Last season and during the playoffs, the Sixers lacked a consistent outside shooter, especially in the fourth quarter. Some of this will no doubt lead fans to ask the question how is Harkless different from what they have now?

Thorn said the Sixers believe that Harkless will eventually develop into a good jump shooter and seemed to be encouraged by what he did during shooting drills while working out with the Sixers last month.

“When he worked out for us, he made 37 out of 50 3-pointers,” Thorn said. “He’s obviously working on his shot. His shot, as you will see when you watch him play, his shot is fine. He just needs repetition and we think he’s going to be a very good shooter.”

I really don’t know how good Harkless is going to be just yet, but I get the feeling that Sixers fans are growing a bit weary of 6-8 slasher, tweener forwards who can’t hit the broad side of barn with his jump shot, but have lots of potential to get better at it.

“We feel the player in the long range scheme of things, we’ll feel this kid has a chance to be an outstanding player, not just another player,” Thorn said. “From our perspective this was the best player for us.”

I think this pick at the very least is one of those times when people will say to the team, really

that guy? That’s because this team, even under new ownership, seems to always pick up these 6-8 tweener forwards/ who have a ton of athletic ability that can jump out of the gym, but can’t shoot the ball.

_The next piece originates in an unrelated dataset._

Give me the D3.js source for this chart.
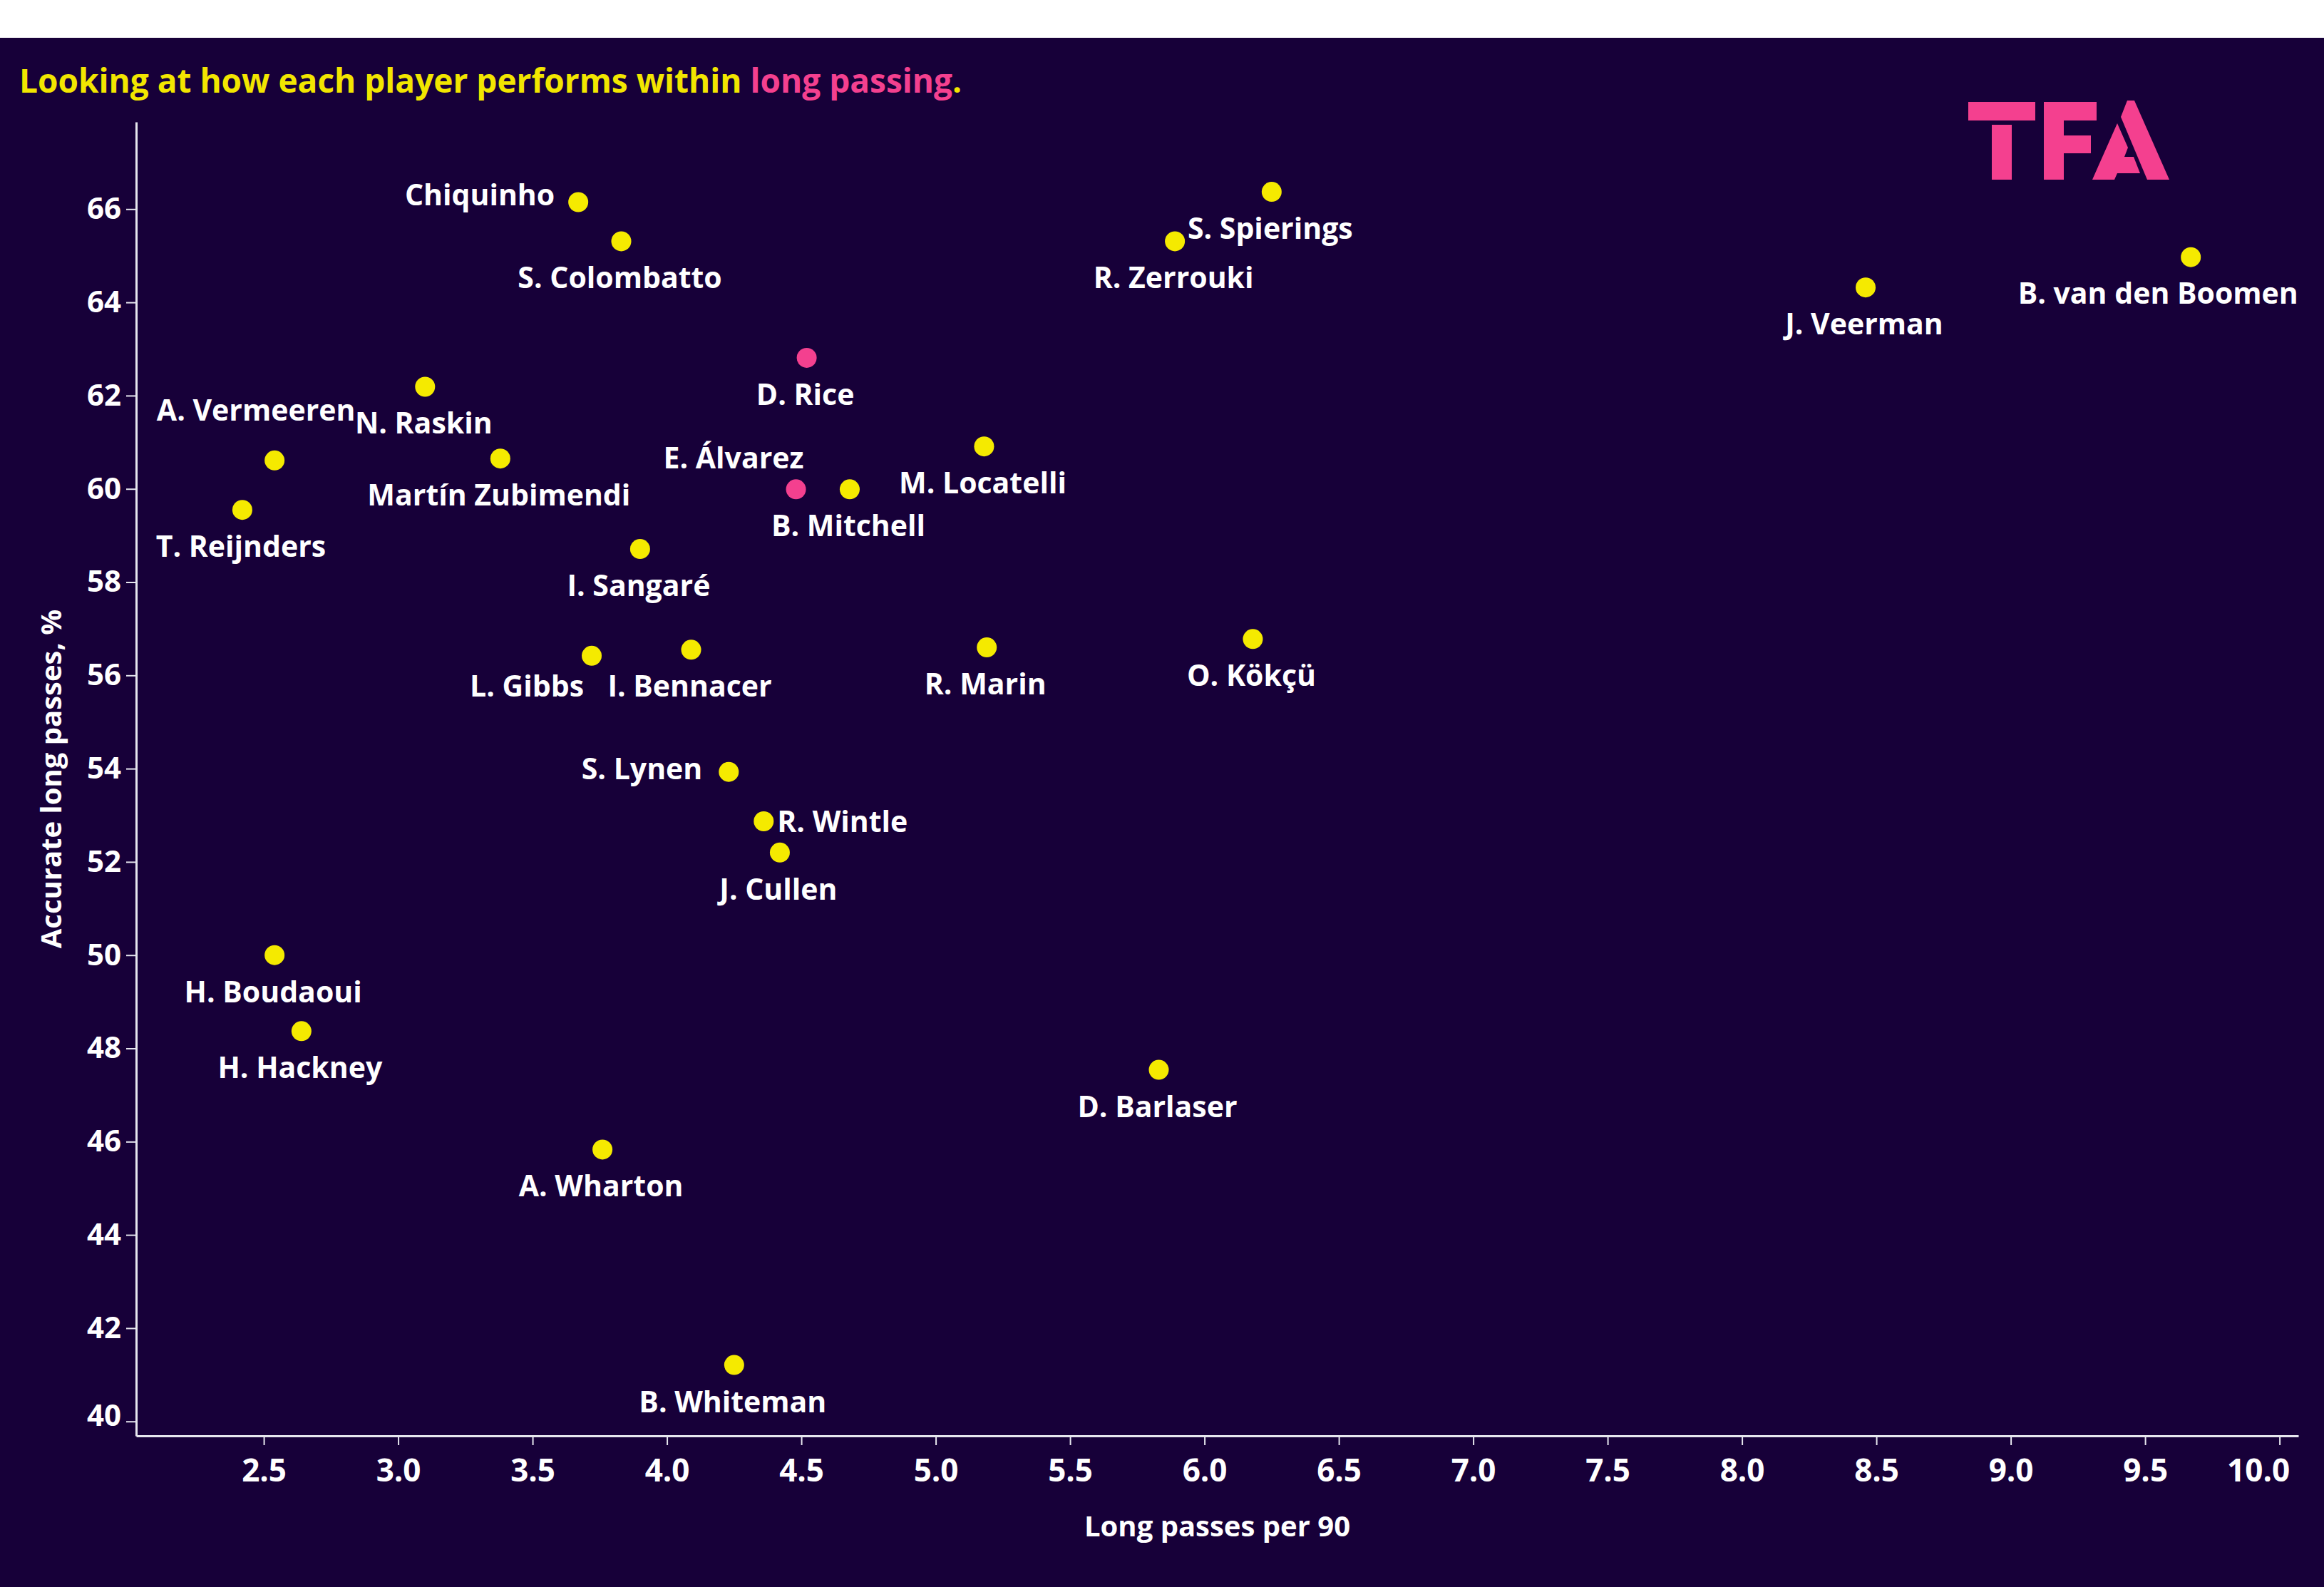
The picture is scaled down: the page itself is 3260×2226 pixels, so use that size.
<!DOCTYPE html>
<html><head><meta charset="utf-8">
<script src="https://cdn.jsdelivr.net/npm/d3@7"></script>
<style>
body{margin:0;background:#ffffff;}
text{font-family:"Open Sans",sans-serif;font-weight:700;}
</style>
</head><body>
<svg id="chart" width="3260" height="2226"></svg>
<script>
// ---------- data ----------
const players = ["Chiquinho","S. Colombatto","S. Spierings","R. Zerrouki","J. Veerman","B. van den Boomen",
  "D. Rice","N. Raskin","A. Vermeeren","Martín Zubimendi","T. Reijnders","E. Álvarez","B. Mitchell",
  "M. Locatelli","I. Sangaré","L. Gibbs","I. Bennacer","R. Marin","O. Kökçü","S. Lynen","R. Wintle",
  "J. Cullen","H. Boudaoui","H. Hackney","D. Barlaser","A. Wharton","B. Whiteman"];
const longPassesPer90 = [3.67,3.83,6.25,5.89,8.46,9.67,
  4.52,3.10,2.54,3.38,2.42,4.48,4.68,
  5.18,3.90,3.72,4.09,5.19,6.18,4.23,4.36,
  4.42,2.54,2.64,5.83,3.76,4.25];
const accurateLongPassesPct = [66.15,65.31,66.37,65.31,64.32,64.97,
  62.81,62.19,60.61,60.65,59.55,59.99,59.99,
  60.91,58.71,56.42,56.55,56.60,56.78,53.93,52.87,
  52.20,50.00,48.37,47.54,45.83,41.21];
const highlighted = ["D. Rice","E. Álvarez"];
const xTickValues = [2.5,3.0,3.5,4.0,4.5,5.0,5.5,6.0,6.5,7.0,7.5,8.0,8.5,9.0,9.5,10.0];
const yTickValues = [40,42,44,46,48,50,52,54,56,58,60,62,64,66];
const xDomain = [2.025, 10.07];
const yDomain = [39.69, 67.87];
const titleParts = [["Looking at how each player performs within ","#f2e600"],["long passing","#f4408f"],[".","#f2e600"]];
const xTitle = "Long passes per 90";
const yTitle = "Accurate long passes, %";

// label placement relative to each dot (layout only): [dx, dy, anchor]
const labelPlacement = {
  "Chiquinho":[-33,5,"end"],
  "A. Vermeeren":[-26,-56,"middle"],
  "E. Álvarez":[11,-29,"end"],
  "L. Gibbs":[-11,57,"end"],
  "S. Lynen":[-37,10,"end"],
  "R. Wintle":[19,15,"start"],
  "B. van den Boomen":[-46,65,"middle"]
};

// ---------- layout ----------
const W = 3260, H = 2226;
const plot = {left:191, right:3224, top:171, bottom:2014};
const bg = "#170039", dotYellow = "#f5ea00", pink = "#f4408f", axisCol = "#e6e6ee";

const svg = d3.select("#chart");
svg.append("rect").attr("x",0).attr("y",53).attr("width",W).attr("height",H-53).attr("fill",bg);

const x = d3.scaleLinear().domain(xDomain).range([plot.left, plot.right]);
const y = d3.scaleLinear().domain(yDomain).range([plot.bottom, plot.top]);

// title
const title = svg.append("text").attr("x",27).attr("y",130).attr("font-size",46);
titleParts.forEach(p => title.append("tspan").attr("fill",p[1]).text(p[0]));

// axes
const xAxis = svg.append("g").attr("transform",`translate(0,${plot.bottom})`)
  .call(d3.axisBottom(x).tickValues(xTickValues).tickFormat(d3.format(".1f")).tickSize(13).tickPadding(20).tickSizeOuter(0));
xAxis.select(".domain").attr("stroke",axisCol).attr("stroke-width",3);
xAxis.selectAll(".tick line").attr("stroke",axisCol).attr("stroke-width",2);
xAxis.selectAll(".tick text").attr("fill","#ffffff").attr("font-size",44)
  .attr("font-family","Open Sans").attr("font-weight",700);
// keep the last label inside the plot edge
xAxis.selectAll(".tick").filter(d=>d===xTickValues[xTickValues.length-1]).select("text")
  .attr("text-anchor","end").attr("x",14);

const yAxis = svg.append("g").attr("transform",`translate(${plot.left},0)`)
  .call(d3.axisLeft(y).tickValues(yTickValues).tickFormat(d3.format("d")).tickSize(14).tickPadding(7).tickSizeOuter(0));
yAxis.select(".domain").attr("stroke",axisCol).attr("stroke-width",3);
yAxis.selectAll(".tick line").attr("stroke",axisCol).attr("stroke-width",2);
yAxis.selectAll(".tick text").attr("fill","#ffffff").attr("font-size",42)
  .attr("font-family","Open Sans").attr("font-weight",700);
yAxis.selectAll(".tick").filter(d=>d===yTickValues[0]).select("text").attr("y",-8);

// axis titles
svg.append("text").attr("x",(plot.left+plot.right)/2).attr("y",2155).attr("text-anchor","middle")
  .attr("fill","#ffffff").attr("font-size",40).text(xTitle);
svg.append("text").attr("transform",`translate(86,${(plot.top+plot.bottom)/2}) rotate(-90)`)
  .attr("text-anchor","middle").attr("fill","#ffffff").attr("font-size",40).text(yTitle);

// data
const data = players.map((p,i)=>({name:p, lp:longPassesPer90[i], acc:accurateLongPassesPct[i]}));

svg.append("g").selectAll("circle").data(data).join("circle")
  .attr("cx",d=>x(d.lp)).attr("cy",d=>y(d.acc)).attr("r",14)
  .attr("fill",d=>highlighted.includes(d.name)?pink:dotYellow);

svg.append("g").selectAll("text").data(data).join("text")
  .attr("x",d=>x(d.lp)+(labelPlacement[d.name]?labelPlacement[d.name][0]:-2))
  .attr("y",d=>y(d.acc)+(labelPlacement[d.name]?labelPlacement[d.name][1]:66))
  .attr("text-anchor",d=>labelPlacement[d.name]?labelPlacement[d.name][2]:"middle")
  .attr("fill","#ffffff").attr("font-size",41).text(d=>d.name);

// TFA logo (decoration)
const logo = svg.append("g").attr("fill",pink);
logo.append("rect").attr("x",2761).attr("y",143).attr("width",94).attr("height",26);
logo.append("rect").attr("x",2794).attr("y",175).attr("width",28).attr("height",77);
logo.append("rect").attr("x",2867).attr("y",143).attr("width",28).attr("height",109);
logo.append("rect").attr("x",2867).attr("y",143).attr("width",74).attr("height",26);
logo.append("rect").attr("x",2894).attr("y",190).attr("width",39).attr("height",25);
logo.append("polygon").attr("points","2984,141 2994,141 3043,252 3012,252 2975,164");
logo.append("polygon").attr("points","2970,173 2985,207 2980,220 2993,220 3002,243 2970,243 2966,252 2935,252");
</script>
</body></html>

Let’s face it that’s the Sixers with Iguodala or Thad Young can take it to the bucket, but they’re not consistent shooters. That’s who they are now.

But Collins said Harkless is not carbon-copy of Young and will be an outstanding wing player with the ability to put the ball in the bucket on a consistent basis.

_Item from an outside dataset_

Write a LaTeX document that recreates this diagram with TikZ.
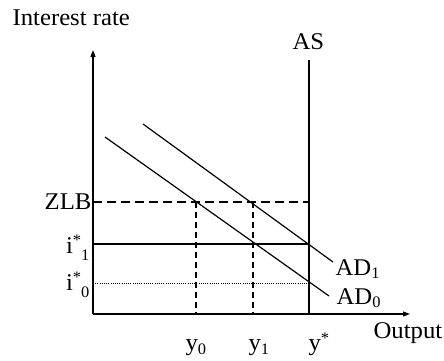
\documentclass[tikz,border=0pt]{standalone}
\usepackage{fontspec}
\setmainfont{Liberation Serif}[FakeStretch=1.03]
\usetikzlibrary{arrows.meta}
\newcommand\lsub[2]{\raisebox{-#1}{\fontsize{16}{16}\selectfont #2}}
\newcommand\lsup[2]{\raisebox{#1}{\fontsize{16}{16}\selectfont #2}}
\begin{document}
\begin{tikzpicture}[x=1pt,y=-1pt, line width=1.2pt,
  lab/.style={font=\fontsize{24}{27}\selectfont, inner sep=0pt},
  axis/.style={-{Triangle[length=7pt,width=5pt]}},
  dashH/.style={dash pattern=on 9pt off 5pt},
  dashV/.style={dash pattern=on 6pt off 4pt},
  dotl/.style={line width=1pt, dash pattern=on 1pt off 1.2pt},
  curve/.style={line width=1.2pt}]
\useasboundingbox (0,0) rectangle (444,360);
% axes
\coordinate (O) at (93,314);
\coordinate (Ytop) at (93,50);
\coordinate (Xend) at (410,314);
\draw[axis] (O) -- (Ytop);
\draw[axis] (O) -- (Xend);
% AS
\coordinate (ASb) at (309,314);
\coordinate (ASt) at (309,60);
\draw (ASb) -- (ASt);
\node[lab, anchor=base west] (AS) at (292,49) {AS};
\node[lab, anchor=base west] (ir) at (12,25) {Interest rate};
% ZLB
\coordinate (zl) at (93,202);
\coordinate (zr) at (309,202);
\draw[dashH] (zl) -- (zr);
\node[lab, anchor=east] (zlb) at (92,202) {ZLB};
% i1
\coordinate (i1l) at (93,244);
\coordinate (i1r) at (309,244);
\draw (i1l) -- (i1r);
\node[lab, anchor=base east] (i1) at (90,253) {i\lsup{8pt}{*}\lsub{7pt}{1}};
% i0
\coordinate (i0l) at (93,283);
\coordinate (i0r) at (309,283);
\draw[dotl] (i0l) -- (i0r);
\node[lab, anchor=base east] (i0) at (90,290) {i\lsup{8pt}{*}\lsub{7pt}{0}};
% y verticals
\coordinate (y0t) at (196,202);
\coordinate (y0b) at (196,314);
\coordinate (y1t) at (253,202);
\coordinate (y1b) at (253,314);
\draw[dashV] (y0t) -- (y0b);
\draw[dashV] (y1t) -- (y1b);
% AD curves
\coordinate (ad0a) at (105,137);
\coordinate (ad0b) at (329,296);
\coordinate (ad1a) at (143,124);
\coordinate (ad1b) at (333,262);
\draw[curve] (ad0a) -- (ad0b);
\draw[curve] (ad1a) -- (ad1b);
\node[lab, anchor=base west] (AD1) at (335,275) {AD\lsub{3pt}{1}};
\node[lab, anchor=base west] (AD0) at (336,304) {AD\lsub{3pt}{0}};
% x labels
\node[lab, anchor=base west] (ly0) at (185,350) {y\lsub{4pt}{0}};
\node[lab, anchor=base west] (ly1) at (248,350) {y\lsub{4pt}{1}};
\node[lab, anchor=base west] (lys) at (308,350) {y\lsup{7pt}{*}};
\node[lab, anchor=base west] (out) at (373,338) {Output};
\end{tikzpicture}
\end{document}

“Sometimes it gets lost because plays a power forward, but he’s not a power forward,” Collins said. “He’s not like Thad (Young). I think there’s this thing that he’s a duplicate. He’s not like that at all. He’s a wing player, who can handle the ball and can run on the break.

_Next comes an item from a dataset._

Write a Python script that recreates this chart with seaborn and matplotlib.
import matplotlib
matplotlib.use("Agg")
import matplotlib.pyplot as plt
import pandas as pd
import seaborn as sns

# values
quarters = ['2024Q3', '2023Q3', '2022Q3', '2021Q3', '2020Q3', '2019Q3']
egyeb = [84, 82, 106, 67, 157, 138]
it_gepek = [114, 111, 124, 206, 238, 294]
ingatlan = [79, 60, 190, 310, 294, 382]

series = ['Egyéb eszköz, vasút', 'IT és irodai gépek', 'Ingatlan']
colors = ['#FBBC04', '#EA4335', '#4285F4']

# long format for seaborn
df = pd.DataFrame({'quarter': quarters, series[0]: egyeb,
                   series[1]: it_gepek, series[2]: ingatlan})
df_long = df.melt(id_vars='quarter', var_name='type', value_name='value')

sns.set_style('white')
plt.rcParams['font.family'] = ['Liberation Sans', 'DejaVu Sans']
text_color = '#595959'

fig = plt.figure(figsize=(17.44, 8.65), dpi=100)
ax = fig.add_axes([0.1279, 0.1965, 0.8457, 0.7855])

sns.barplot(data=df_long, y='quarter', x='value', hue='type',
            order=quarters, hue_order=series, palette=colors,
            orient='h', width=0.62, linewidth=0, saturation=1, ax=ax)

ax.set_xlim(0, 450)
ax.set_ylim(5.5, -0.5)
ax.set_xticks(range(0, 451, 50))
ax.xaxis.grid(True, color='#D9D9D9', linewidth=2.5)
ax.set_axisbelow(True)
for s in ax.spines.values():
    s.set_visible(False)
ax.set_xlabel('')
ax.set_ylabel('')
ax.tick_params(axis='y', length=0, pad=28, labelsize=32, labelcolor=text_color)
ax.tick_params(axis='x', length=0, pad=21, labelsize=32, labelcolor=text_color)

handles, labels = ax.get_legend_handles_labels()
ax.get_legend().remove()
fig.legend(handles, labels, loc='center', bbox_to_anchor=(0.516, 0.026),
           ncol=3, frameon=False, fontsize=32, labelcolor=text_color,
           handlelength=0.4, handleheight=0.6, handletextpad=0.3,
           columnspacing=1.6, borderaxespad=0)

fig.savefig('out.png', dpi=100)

“When you watch him shoot, his sbot is not broken. That’s what you look for. Is he a guy who’s going to be able to make shots? At the end of the day, we think he’s going to be able to make shots. He didn’t shoot a lot of perimeter jump shots at the position he had to play.”

Only time will tell if Collins is right, but he has to understand the cyncism of the fans when it comes to the pick because we’ve all been here before.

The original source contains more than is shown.